Now, I understand that the AAS has a multi-year contract with Gaylord Convention centers for some reason or another. I even hear tell that they say that this is supposed to be cheaper for everyone to work with them. But personally, I haven’t seen any evidence of the cheaper nature of these conference centers. When the conference hotels cost $300 a night, that’s not cheap, or affordable for most people. That’s almost a month of groceries for me. This cost is often not including parking, food, hotel shuttles from the airport, etc. and definitely doesn’t also cost meeting registration costs. (Edit: in adding up the total cost of the conference, it comes to almost a full month’s paycheck.)

The cost of travel, hotel, registration, and food can be prohibitively expensive for many people. It is particularly difficult for undergraduates, graduate students, postdocs, and low-income staff/faculty like adjunct, assistant, and associate professors. You know, the people who tend to get the most out of a meeting through experience and networking? When you can’t afford to miss a meeting professionally, but you can’t afford to attend economically, it’s a no win situation for the most professionally transient astronomers. Missing a meeting as an upper level grad student or a post-doc leads to missed networking opportunities, missed presentation opportunities, and missed job opportunities.

Tenured professors, who generally have a stable salary and career, can afford to miss meetings, might say “well then, just don’t go to this one!” (hint: if someone tells you this, they probably don’t have your best professional interests at heart). There are indeed ways to “virtually” attend meetings. Those methods are important and valuable, too. But when networking in person makes up such an important part of the field and of the job search, virtual attendance just won’t do.

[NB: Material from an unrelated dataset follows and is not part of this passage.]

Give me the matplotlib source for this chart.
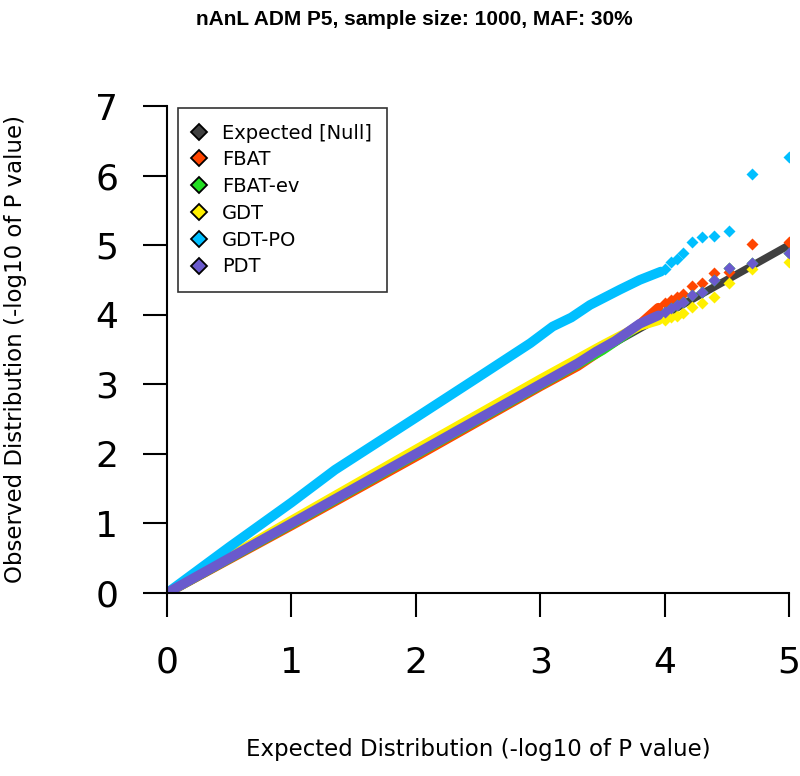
import matplotlib
matplotlib.use("Agg")
import matplotlib.pyplot as plt
from matplotlib.lines import Line2D

# expected (null) line
null_x = [0.0, 5.0]
null_y = [0.0, 5.0]

# dense part of each QQ curve
fbat_band_x = [0.0, 1.0, 2.0, 3.0, 3.3, 3.5, 3.8, 3.95]
fbat_band_y = [0.0, 0.97, 1.96, 2.97, 3.26, 3.50, 3.86, 4.10]
fbatev_band_x = [0.0, 1.0, 2.0, 3.0, 3.5, 3.8, 3.95]
fbatev_band_y = [0.0, 0.99, 1.99, 2.99, 3.49, 3.85, 3.98]
gdt_band_x = [0.0, 1.0, 2.0, 3.0, 3.5, 3.8, 3.95]
gdt_band_y = [0.0, 1.04, 2.06, 3.07, 3.56, 3.84, 3.92]
gdtpo_band_x = [0.0, 0.5, 1.0, 1.35, 2.0, 2.5, 2.92, 3.1, 3.25, 3.4, 3.64, 3.8, 3.97]
gdtpo_band_y = [0.0, 0.66, 1.30, 1.77, 2.52, 3.10, 3.59, 3.83, 3.96, 4.14, 4.36, 4.50, 4.62]
pdt_band_x = [0.0, 1.0, 2.0, 2.5, 3.0, 3.3, 3.45, 3.6, 3.8, 3.95]
pdt_band_y = [0.0, 1.0, 2.0, 2.5, 3.0, 3.3, 3.47, 3.62, 3.87, 3.99]

# top ten p-values of each test
tail_x = [4.0, 4.05, 4.1, 4.15, 4.22, 4.3, 4.4, 4.52, 4.7, 5.0]
fbat_tail_y = [4.17, 4.21, 4.25, 4.30, 4.41, 4.45, 4.60, 4.61, 5.01, 5.04]
fbatev_tail_y = [4.04, 4.09, 4.14, 4.18, 4.28, 4.33, 4.50, 4.67, 4.74, 4.89]
gdt_tail_y = [3.93, 3.96, 3.98, 4.02, 4.11, 4.17, 4.26, 4.45, 4.66, 4.76]
gdtpo_tail_y = [4.65, 4.76, 4.80, 4.88, 5.04, 5.11, 5.13, 5.20, 6.02, 6.27]
pdt_tail_y = [4.04, 4.09, 4.14, 4.18, 4.28, 4.33, 4.50, 4.67, 4.74, 4.89]

labels = ['Expected [Null]', 'FBAT', 'FBAT-ev', 'GDT', 'GDT-PO', 'PDT']
colors = ['#404040', '#FF4500', '#22DD22', '#FFF000', '#00BFFF', '#6A5ACD']

fig = plt.figure(figsize=(8, 7.76), dpi=100)
ax = fig.add_axes([167 / 800, 183 / 776, 622 / 800, 487 / 776])

ax.plot(null_x, null_y, color=colors[0], lw=5.5, solid_capstyle='butt')

series = [
    (fbat_band_x, fbat_band_y, fbat_tail_y, colors[1]),
    (fbatev_band_x, fbatev_band_y, fbatev_tail_y, colors[2]),
    (gdt_band_x, gdt_band_y, gdt_tail_y, colors[3]),
    (gdtpo_band_x, gdtpo_band_y, gdtpo_tail_y, colors[4]),
    (pdt_band_x, pdt_band_y, pdt_tail_y, colors[5]),
]
for bx, by, ty, c in series:
    ax.plot(bx, by, color=c, lw=7, solid_capstyle='round', solid_joinstyle='round')
    ax.plot(tail_x, ty, ls='none', marker='D', ms=6.5, color=c, mec='none')

ax.set_xlim(0, 5)
ax.set_ylim(0, 7)
ax.set_xticks([0, 1, 2, 3, 4, 5])
ax.set_yticks([0, 1, 2, 3, 4, 5, 6, 7])
for side in ['top', 'right']:
    ax.spines[side].set_visible(False)
for side in ['left', 'bottom']:
    ax.spines[side].set_linewidth(1.5)
ax.tick_params(direction='out', length=17, width=1.5, labelsize=26)
ax.tick_params(axis='x', pad=21)
ax.tick_params(axis='y', pad=18)

handles = [Line2D([0], [0], ls='none', marker='D', ms=8, markerfacecolor=c,
                  markeredgecolor='black', markeredgewidth=1.3) for c in colors]
leg = ax.legend(handles, labels, loc='upper left', bbox_to_anchor=(0.018, 0.996),
                borderaxespad=0, fontsize=14, frameon=True, fancybox=False,
                edgecolor='black', labelspacing=0.4, handlelength=0.5,
                handletextpad=0.95, borderpad=0.8)
leg.get_frame().set_linewidth(1.2)

fig.text(414 / 800, 1 - 25 / 776, 'nAnL ADM P5, sample size: 1000, MAF: 30%',
         ha='center', va='baseline', fontsize=15, fontweight='bold',
         family='Liberation Sans')
fig.text(478 / 800, 1 - 756 / 776, 'Expected Distribution (-log10 of P value)',
         ha='center', va='baseline', fontsize=16.5)
fig.text(16 / 800, 1 - 349 / 776, 'Observed Distribution (-log10 of P value)',
         ha='center', va='center', rotation=90, fontsize=16.5)

fig.savefig('out.png', dpi=100)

I have no solutions here. Only suggestions, and many of them are untenable at the moment. Emphasize the summer AAS meeting instead. Hold meetings in more accessible locations, with a variety of hotel and food options and prices. Provide travel grants to economically challenged astronomers. Adjust the schedule so participants can (are encouraged to!) attend professionally diverse sessions. These are my suggestions to you, AAS, to make your meetings more diverse, more inclusive, and less prohibitive.

Also, I have almost lost my coat twice now because I have to carry it around everywhere. We should get a coat rack.